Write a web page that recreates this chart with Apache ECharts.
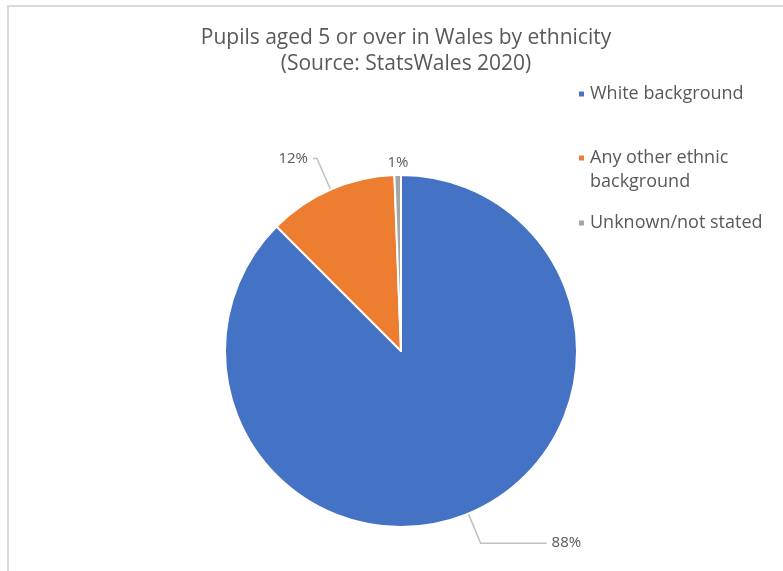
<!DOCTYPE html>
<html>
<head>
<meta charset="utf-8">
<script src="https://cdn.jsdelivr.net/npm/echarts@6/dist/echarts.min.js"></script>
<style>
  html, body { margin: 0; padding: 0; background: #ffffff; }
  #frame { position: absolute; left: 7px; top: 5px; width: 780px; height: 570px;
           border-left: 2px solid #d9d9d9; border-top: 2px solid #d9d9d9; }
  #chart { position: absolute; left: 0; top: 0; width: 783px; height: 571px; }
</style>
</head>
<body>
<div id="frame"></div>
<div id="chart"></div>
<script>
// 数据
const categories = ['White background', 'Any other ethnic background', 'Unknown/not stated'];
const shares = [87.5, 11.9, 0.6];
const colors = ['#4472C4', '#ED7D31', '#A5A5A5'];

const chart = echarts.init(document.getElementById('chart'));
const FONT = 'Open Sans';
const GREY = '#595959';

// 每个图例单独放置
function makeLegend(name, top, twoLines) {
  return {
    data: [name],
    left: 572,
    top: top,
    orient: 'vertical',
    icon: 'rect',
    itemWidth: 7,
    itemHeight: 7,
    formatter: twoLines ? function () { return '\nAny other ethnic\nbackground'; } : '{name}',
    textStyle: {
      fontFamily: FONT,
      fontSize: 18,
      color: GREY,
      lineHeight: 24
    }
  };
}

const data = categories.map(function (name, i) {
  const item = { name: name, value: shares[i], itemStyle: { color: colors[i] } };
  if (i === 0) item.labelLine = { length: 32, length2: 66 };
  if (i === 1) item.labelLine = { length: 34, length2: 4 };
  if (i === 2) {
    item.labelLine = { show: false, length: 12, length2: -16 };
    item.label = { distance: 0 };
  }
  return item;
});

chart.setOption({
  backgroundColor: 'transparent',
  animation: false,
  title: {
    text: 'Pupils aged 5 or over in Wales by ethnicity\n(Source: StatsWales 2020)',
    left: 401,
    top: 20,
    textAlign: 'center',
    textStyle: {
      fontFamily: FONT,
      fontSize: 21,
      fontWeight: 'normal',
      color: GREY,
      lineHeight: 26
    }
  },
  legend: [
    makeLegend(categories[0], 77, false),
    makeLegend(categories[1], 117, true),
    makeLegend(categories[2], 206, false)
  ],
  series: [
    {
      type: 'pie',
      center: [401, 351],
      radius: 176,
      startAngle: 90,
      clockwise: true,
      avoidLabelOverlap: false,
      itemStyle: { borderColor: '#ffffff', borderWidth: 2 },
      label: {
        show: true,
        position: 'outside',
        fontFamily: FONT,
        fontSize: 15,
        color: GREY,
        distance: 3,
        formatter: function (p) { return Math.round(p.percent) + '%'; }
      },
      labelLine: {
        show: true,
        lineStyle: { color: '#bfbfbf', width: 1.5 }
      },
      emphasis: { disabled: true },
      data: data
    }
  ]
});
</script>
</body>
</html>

····················

§ **Task goal**
From the first line of the material down to the line containing "const colors = ['#4472C4', '#ED7D31', '#A5A5A5'];", inclusive, return each line exactly, skipping any picture.

§ **Task output**
Write a web page that recreates this chart with Apache ECharts.
<!DOCTYPE html>
<html>
<head>
<meta charset="utf-8">
<script src="https://cdn.jsdelivr.net/npm/echarts@6/dist/echarts.min.js"></script>
<style>
  html, body { margin: 0; padding: 0; background: #ffffff; }
  #frame { position: absolute; left: 7px; top: 5px; width: 780px; height: 570px;
           border-left: 2px solid #d9d9d9; border-top: 2px solid #d9d9d9; }
  #chart { position: absolute; left: 0; top: 0; width: 783px; height: 571px; }
</style>
</head>
<body>
<div id="frame"></div>
<div id="chart"></div>
<script>
// 数据
const categories = ['White background', 'Any other ethnic background', 'Unknown/not stated'];
const shares = [87.5, 11.9, 0.6];
const colors = ['#4472C4', '#ED7D31', '#A5A5A5'];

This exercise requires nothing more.